Here are 5 things you should consider when pricing your services;
1. Pricing should always be a part of the creative process
As business owners or service providers, we are familiar with the process of creating and marketing a new product or service – but how many of us wait until the final stage of development to put a price tag on it? To ensure you place an accurate value your product or service it’s better to start the process with a price in mind and consistently re-evaluate before presenting to prospective customers.
2. It’s all about perception
The impression prospective customers get from your product or service is often based on the price and its perceived value – which means dropping your prices could actually have a negative impact on the perception of your product. Accurately valuing your product or service means prospective customers will have a positive perception of your business and what it can offer.
3. Too much choice is a bad thing
It can often be tempting to offer a variety of choices for pricing plans, however, a study into the psychology of choice in sales saw a drastic increase in conversion when the choice of products was limited (Psychology in Marketing and Sales, by Darren Hignett). So, try to pick 1 or 2 variations on price and stick to them.
4. A 5% price increase could lead to a 14% increase in profit contribution – even if sales decrease!

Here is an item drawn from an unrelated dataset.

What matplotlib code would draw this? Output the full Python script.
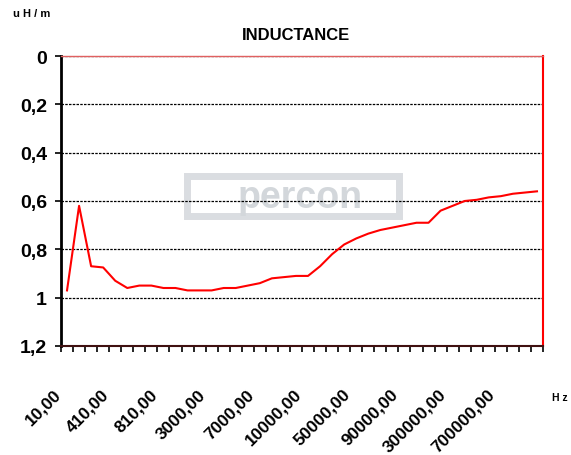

Let’s use an example: If my product costs £75 to produce and I normally sell it at £100 my gross margin (GM) is 25%. If I increase my sale price to £105 my GM becomes 28.57% (£30 margin/ £105 sales) which is a 14.28% profit increase per unit sold. Even if my sales drop by 5%, my profit is still higher!
5. Never underestimate the importance of pricing
Devising a successful pricing strategy is essential for the growth of your small business and learning to truly value your own products or services will help your prospective customers to have a positive perception of your business.